By Noah Browning
LONDON (Reuters) - Global oil demand is weathering economic headwinds, the International Energy Agency (IEA) said on Thursday, buoyed by lower prices brought on by abundant supply as the United States briefly dethroned Saudi Arabia as the world's top exporter.
"With oil prices currently about 20% lower than a year ago, there will be support for consumers," the IEA said in its monthly report.
"Booming shale production has allowed the U.S. to close in on, and briefly overtake, Saudi Arabia as the world's top oil exporter ... in June, after crude exports surged above 3 million barrels per day (bpd)."
The Paris-based agency maintained its estimate for growth in global oil demand during 2019 at 1.1 million bpd and 1.3 million bpd for next year, assuming no further breakdown in U.S.-China trade talks and citing an easing of tensions around Iran.
A rebound in U.S. production following Hurricane Dorian along with steep output growth from Brazil and the North Sea were set to drive production from outside the Organization of the Petroleum Exporting Countries (OPEC) up sharply, it added.

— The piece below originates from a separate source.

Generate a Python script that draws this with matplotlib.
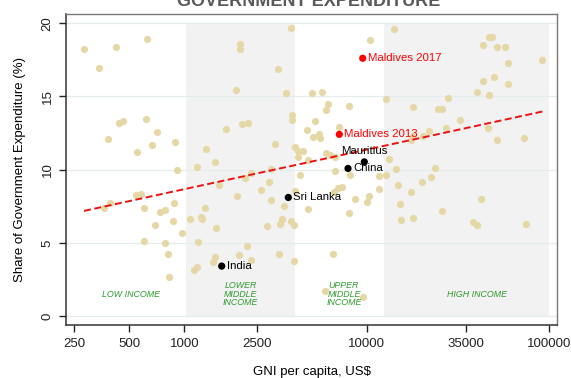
import numpy as np
import matplotlib
matplotlib.use('Agg')
import matplotlib.pyplot as plt
from matplotlib import font_manager

plt.rcParams['font.family'] = ['Liberation Sans', 'DejaVu Sans']

# GNI per capita (US$) and share of government expenditure (%)
gni = [282, 341, 422, 624, 2007, 2007, 3821, 3264, 1908, 3610,
       5030, 5665, 10420, 14170, 12755, 6095, 6003, 7995, 3904, 3900,
       5225, 2064, 2221, 1686, 4688, 7074, 5497, 5044, 5566, 3150,
       4030, 4216, 4490, 4184, 4783, 6003, 6315, 6675, 13250, 2976,
       6675, 8097, 11680, 12800, 14510, 4280, 2326, 2160, 2913, 440,
       460, 620, 711, 382, 669, 889, 552, 1318, 1473, 1178,
       906, 1554, 541, 581, 390, 361, 601, 878, 738, 787,
       1304, 1070, 1230, 1243, 867, 692, 1486, 977, 601, 787,
       1186, 811, 1467, 1431, 1177, 1137, 819, 1945, 2630, 3000,
       4030, 3506, 3432, 3325, 3835, 4004, 2840, 2215, 2000, 2329,
       3284, 4004, 4748, 6641, 6977, 7292, 8626, 7965, 9973, 10330,
       11725, 6509, 5921, 9482, 23680, 22460, 20170, 14880, 17530, 15220,
       42310, 25870, 15320, 17890, 38010, 40400, 74690, 46820, 48440, 43240,
       51930, 57300, 59290, 91750, 43560, 49870, 59140, 40350, 47000, 28020,
       17980, 24440, 25970, 32480, 27040, 21950, 46240, 18000, 17430, 20270,
       51930, 72840]
share = [18.23, 16.96, 18.40, 18.91, 18.57, 18.23, 19.66, 16.89, 15.41, 15.21,
         15.26, 15.31, 18.83, 19.58, 14.86, 14.47, 14.05, 14.33, 13.70, 13.38,
         13.30, 13.15, 13.16, 12.80, 12.73, 12.92, 12.46, 12.20, 12.13, 11.77,
         11.56, 11.24, 11.28, 10.83, 10.67, 11.11, 11.01, 10.83, 10.70, 10.01,
         9.90, 9.62, 9.56, 9.66, 10.01, 9.62, 9.74, 9.40, 9.13, 13.16,
         13.33, 13.43, 12.58, 12.10, 11.67, 11.88, 11.19, 11.43, 10.51, 10.18,
         9.97, 8.94, 8.25, 8.33, 7.71, 7.35, 7.39, 7.69, 7.12, 7.22,
         7.39, 6.60, 6.77, 6.61, 6.47, 6.19, 5.99, 5.65, 5.13, 4.97,
         5.06, 4.27, 4.06, 3.72, 3.32, 3.17, 2.64, 8.18, 8.58, 7.90,
         8.53, 7.51, 6.62, 6.28, 6.46, 6.21, 6.16, 4.81, 4.18, 3.81,
         4.21, 3.74, 7.28, 8.48, 8.74, 8.84, 7.97, 7.01, 7.76, 8.23,
         8.69, 4.21, 1.69, 1.31, 10.12, 9.50, 9.13, 8.94, 8.48, 7.66,
         7.99, 7.15, 6.54, 6.68, 6.40, 6.19, 6.28, 19.07, 19.04, 18.52,
         18.40, 18.38, 17.29, 17.47, 16.04, 16.35, 15.87, 15.31, 15.09, 14.87,
         14.31, 14.13, 14.13, 13.36, 12.87, 12.65, 12.83, 12.33, 12.03, 12.27,
         12.05, 12.14]

# countries called out on the chart
hl_names = ['India', 'Sri Lanka', 'China', 'Mauritius', 'Maldives 2013', 'Maldives 2017']
hl_gni = [1603, 3716, 7896, 9700, 7074, 9506]
hl_share = [3.41, 8.10, 10.08, 10.53, 12.41, 17.61]
hl_colors = ['black', 'black', 'black', 'black', 'red', 'red']

# World Bank income thresholds
group_edges = [1025, 4035, 12475, 100000]
group_labels = ['LOW INCOME', 'LOWER\nMIDDLE\nINCOME', 'UPPER\nMIDDLE\nINCOME', 'HIGH INCOME']
group_label_x = [510, 2030, 7500, 40000]

# log-linear fit: share = a + b * log10(gni)
fit_a, fit_b = 0.56, 2.702

xticks = [250, 500, 1000, 2500, 10000, 35000, 100000]
yticks = [0, 5, 10, 15, 20]

fig = plt.figure(figsize=(5.71, 3.78), dpi=100)
ax = fig.add_axes([0.1156, 0.1402, 0.86, 0.823])
ax.set_xscale('log')
ax.set_xlim(224.6, 110500)
ax.set_ylim(-0.615, 20.64)

# shaded bands for lower-middle and high income
ax.fill_between([group_edges[0], group_edges[1]], 0, 20, color='#f2f2f2', lw=0, zorder=0)
ax.fill_between([group_edges[2], group_edges[3]], 0, 20, color='#f2f2f2', lw=0, zorder=0)
for yv in yticks:
    ax.axhline(yv, color='#e4ecee', lw=0.9, zorder=1)

ax.scatter(gni, share, s=27, color='#e6d8a6', linewidths=0, zorder=3)

xs = np.array([min(gni), max(gni)])
ax.plot(xs, fit_a + fit_b * np.log10(xs), color='#ee1111', lw=1.4,
        dashes=(3.6, 1.8), zorder=4)

ax.scatter(hl_gni, hl_share, s=27, color=hl_colors, linewidths=0, zorder=5)
for name, gx, sy, c in zip(hl_names, hl_gni, hl_share, hl_colors):
    if name == 'Mauritius':
        ax.annotate(name, (gx, sy), xytext=(0, 4.5), textcoords='offset points',
                    ha='center', va='bottom', fontsize=8.2, color=c, zorder=6)
    else:
        ax.annotate(name, (gx, sy), xytext=(3.5, 0), textcoords='offset points',
                    ha='left', va='center', fontsize=8.2, color=c, zorder=6)

for lab, lx in zip(group_labels, group_label_x):
    ax.text(lx, 1.48, lab, ha='center', va='center', fontsize=6.4,
            style='italic', color='#2e9a2e', linespacing=0.95, zorder=6)

ax.set_xticks(xticks)
ax.set_xticklabels([str(t) for t in xticks])
ax.xaxis.set_minor_locator(matplotlib.ticker.NullLocator())
ax.set_yticks(yticks)
ax.set_yticklabels([str(t) for t in yticks], rotation=90, va='center')
ax.tick_params(axis='both', direction='out', length=5, width=1, labelsize=9.5,
               colors='#222222')
ax.tick_params(axis='x', pad=4)
ax.tick_params(axis='y', pad=4)

for side in ['left', 'bottom']:
    ax.spines[side].set_color('#333333')
    ax.spines[side].set_linewidth(1.1)
for side in ['top', 'right']:
    ax.spines[side].set_color('#777777')
    ax.spines[side].set_linewidth(1.0)

ax.set_xlabel('GNI per capita, US$', fontsize=9.5, labelpad=12)
ax.set_ylabel('Share of Government Expenditure (%)', fontsize=9.5, labelpad=11)

# narrow face for the heading when one is installed
installed = {f.name for f in font_manager.fontManager.ttflist}
title_family = [f for f in ['Liberation Sans Narrow', 'DejaVu Sans Condensed']
                if f in installed] + ['Liberation Sans']
fig.text(0.54, 0.995, 'GOVERNMENT EXPENDITURE', ha='center', va='center',
         fontsize=13, fontweight='bold', color='#5a5a5a', family=title_family)

fig.savefig('out.png', dpi=100)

U.S. crude exports spiked to more than 3 million bpd in June, as Saudi Arabia cut output sharply and Russia grappled with contamination in one of its main export pipelines.
Non-OPEC production growth is seen rising to 2.3 million bpd in 2020, up 400,000 from this year. Meanwhile, demand for OPEC crude is set to reach 28.3 million bpd in the first half of 2020, 1.4 million bpd less than the group produced in August.
The discrepancy may prompt OPEC and its allies including Russia to revisit their production-curbing pact.
"The implied market balance (will be) returning to a significant surplus and placing pressure on prices," the IEA said. "The challenge of market management remains a daunting one well into 2020."
Russia, Iraq and Nigeria in August produced 600,000 bpd more than their quotas in the supply pact, the IEA said, but Saudi Arabia cut by more than it had pledged, keeping the overall agreement intact.
OPEC member Iran continued to suffer under U.S. sanctions, with exports nearly halving month-on-month in August to just 200,000 bpd. A year earlier, they were at 2.1 million bpd.